TOKYO (Reuters) - Shares in Toshiba <6502.T> fell more than 19 percent on Thursday, clocking a third day of heavy losses after the Japanese tech-to-nuclear conglomerate said earlier this week it faced a potential multi-billion dollar writedown.
Bond yields have also surged and the cost of insuring against its debt have soared.
Earlier this week, Toshiba said cost overruns at a U.S. nuclear business it bought from Chicago Bridge & Iron <CBI.N> last year, CB&I Stone & Webster, meant it could face "several billion dollars" in charges, acknowledging a bruising overpayment.
Ratings agencies were quick to respond. Late on Wednesday, Moody's became the second agency to downgrade Toshiba's rating, pushing it deeper into "junk", or non-investment grade territory, with a Caa1 rating, from B3.
"Although Toshiba is still assessing the exact amount of the impairment loss, its financial metrics will likely deteriorate further, potentially resulting in a negative equity position," said Masako Kuwahara, Moody's lead analyst for Toshiba.
Moody's said the downgrade also reflected "mounting concerns" over corporate governance, especially in relation to due diligence for acquisitions.
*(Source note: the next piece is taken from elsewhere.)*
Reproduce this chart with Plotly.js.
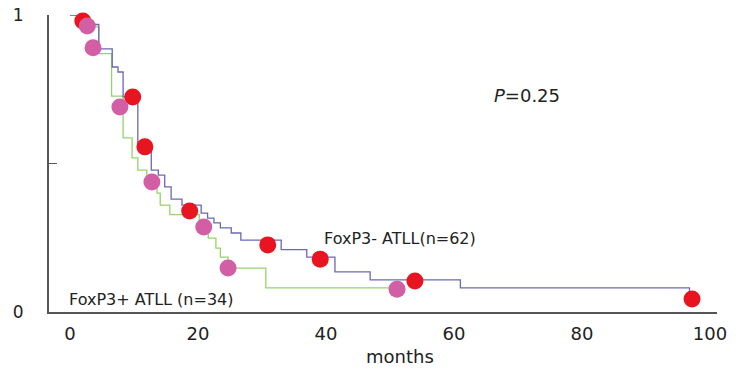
<!DOCTYPE html>
<html>
<head>
<meta charset="utf-8">
<script src="https://cdn.plot.ly/plotly-3.0.1.min.js"></script>
<style>html,body{margin:0;padding:0;background:#fff;}#chart{width:740px;height:369px;}</style>
</head>
<body>
<div id="chart"></div>
<script>
// FoxP3- ATLL (n=62) Kaplan-Meier curve
const negMonths = [0, 1.5, 4.5, 6.6, 7.5, 8.3, 10.6, 12.7, 13.8, 14.8, 15.8, 17.5, 20.5, 21.5, 22.5, 23.5, 25.2, 26.7, 33.0, 37.0, 41.4, 46.9, 61.0, 96.8, 97.2];
const negSurv   = [1, 0.968, 0.886, 0.825, 0.808, 0.724, 0.556, 0.478, 0.461, 0.421, 0.380, 0.36, 0.333, 0.316, 0.300, 0.283, 0.266, 0.242, 0.21, 0.185, 0.135, 0.108, 0.081, 0.044, 0.044];
// FoxP3+ ATLL (n=34) Kaplan-Meier curve
const posMonths = [0, 2.5, 4.5, 6.5, 8.3, 9.7, 10.6, 12.0, 13.6, 14.1, 15.6, 20.2, 21.6, 22.8, 23.5, 24.7, 30.6, 51.1];
const posSurv   = [1, 0.96, 0.87, 0.727, 0.586, 0.519, 0.478, 0.44, 0.40, 0.36, 0.328, 0.29, 0.249, 0.215, 0.185, 0.148, 0.081, 0.081];
// marks
const negMarkMonths = [2.0, 9.8, 11.7, 18.7, 30.9, 39.1, 53.9, 97.2];
const negMarkSurv   = [0.98, 0.724, 0.556, 0.34, 0.226, 0.178, 0.104, 0.044];
const posMarkMonths = [2.7, 3.6, 7.8, 12.8, 20.9, 24.7, 51.1];
const posMarkSurv   = [0.963, 0.89, 0.69, 0.438, 0.286, 0.148, 0.077];
const xTicks = [0, 20, 40, 60, 80, 100];
const yTicks = [0, 0.5, 1];
const yTickText = ['0', '', '1'];

const font = 'DejaVu Sans, Arial, sans-serif';
const traces = [
  {x: posMonths, y: posSurv, mode: 'lines', line: {shape: 'hv', color: '#96d36a', width: 1.3}, name: 'FoxP3+', cliponaxis: false},
  {x: negMonths, y: negSurv, mode: 'lines', line: {shape: 'hv', color: '#6a68b4', width: 1.3}, name: 'FoxP3-', cliponaxis: false},
  {x: negMarkMonths, y: negMarkSurv, mode: 'markers', marker: {color: '#e8141f', size: 17, line: {width: 0}}, cliponaxis: false},
  {x: posMarkMonths, y: posMarkSurv, mode: 'markers', marker: {color: '#d25fa6', size: 17, line: {width: 0}}, cliponaxis: false}
];
const layout = {
  width: 740, height: 369,
  margin: {l: 49, r: 23, t: 15, b: 57},
  paper_bgcolor: '#fff', plot_bgcolor: '#fff',
  showlegend: false,
  font: {family: font, color: '#222'},
  xaxis: {
    range: [-3.28, 101.1], tickvals: xTicks, ticktext: xTicks.map(String),
    showgrid: false, zeroline: false, showline: true, linecolor: '#555', linewidth: 2,
    ticks: '', ticklabelstandoff: 4, tickfont: {size: 18, family: font, color: '#222'}
  },
  yaxis: {
    range: [0, 1], tickvals: yTicks, ticktext: yTickText,
    showgrid: false, zeroline: false, showline: true, linecolor: '#555', linewidth: 2,
    ticks: 'inside', ticklen: 8, tickcolor: '#555', tickwidth: 1.5,
    ticklabelstandoff: 20, tickfont: {size: 17, family: font, color: '#222'}
  },
  annotations: [
    {xref: 'x', yref: 'y', x: 51.5, y: 0, yshift: -44, text: 'months', showarrow: false, font: {size: 18, family: font, color: '#222'}},
    {xref: 'paper', yref: 'paper', x: (527 - 49) / 668, y: (312 - 95) / 297, xanchor: 'center', yanchor: 'middle', text: '<i>P</i>=0.25', showarrow: false, font: {size: 18, family: font, color: '#222'}},
    {xref: 'x', yref: 'y', x: (322 - 70) / 6.4, y: (312 - 238) / 297, xanchor: 'left', yanchor: 'middle', text: 'FoxP3- ATLL(n=62)', showarrow: false, font: {size: 16, family: font, color: '#222'}},
    {xref: 'x', yref: 'y', x: (67 - 70) / 6.4, y: (312 - 299) / 297, xanchor: 'left', yanchor: 'middle', text: 'FoxP3+ ATLL (n=34)', showarrow: false, font: {size: 16, family: font, color: '#222'}}
  ]
};
Plotly.newPlot('chart', traces, layout, {displayModeBar: false, staticPlot: true});
</script>
</body>
</html>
It said the ratings are under review for a further downgrade because of "potential for a further deterioration in Toshiba's operating and financial performance".
Since Tuesday's warning, Toshiba's share drop has wiped about $6.5 billion off of its market value.
The shares plunged 20 percent at the market open on Wednesday and at 0529 GMT (12.29 a.m. ET) on Thursday were down another 18 percent at 255 yen.
The cost of insuring against a Toshiba credit default had soared by late Wednesday in the most actively traded London market. Five-year insurance, or credit default swaps, was quoted at 437/467 bps <TOSB5YJPAC=MG> compared with Monday's 75 bps.
The quote suggested it would cost $437,000 - $467,000 per year for five years to insure $10 million in bonds.
Toshiba bond yields have spiked as well. The company's 1.68 percent bonds due 2020 <JP00526502=JSDA> were yielding 5.57 percent late Wednesday, up from 1.77 percent on Tuesday, Thomson Reuters data shows.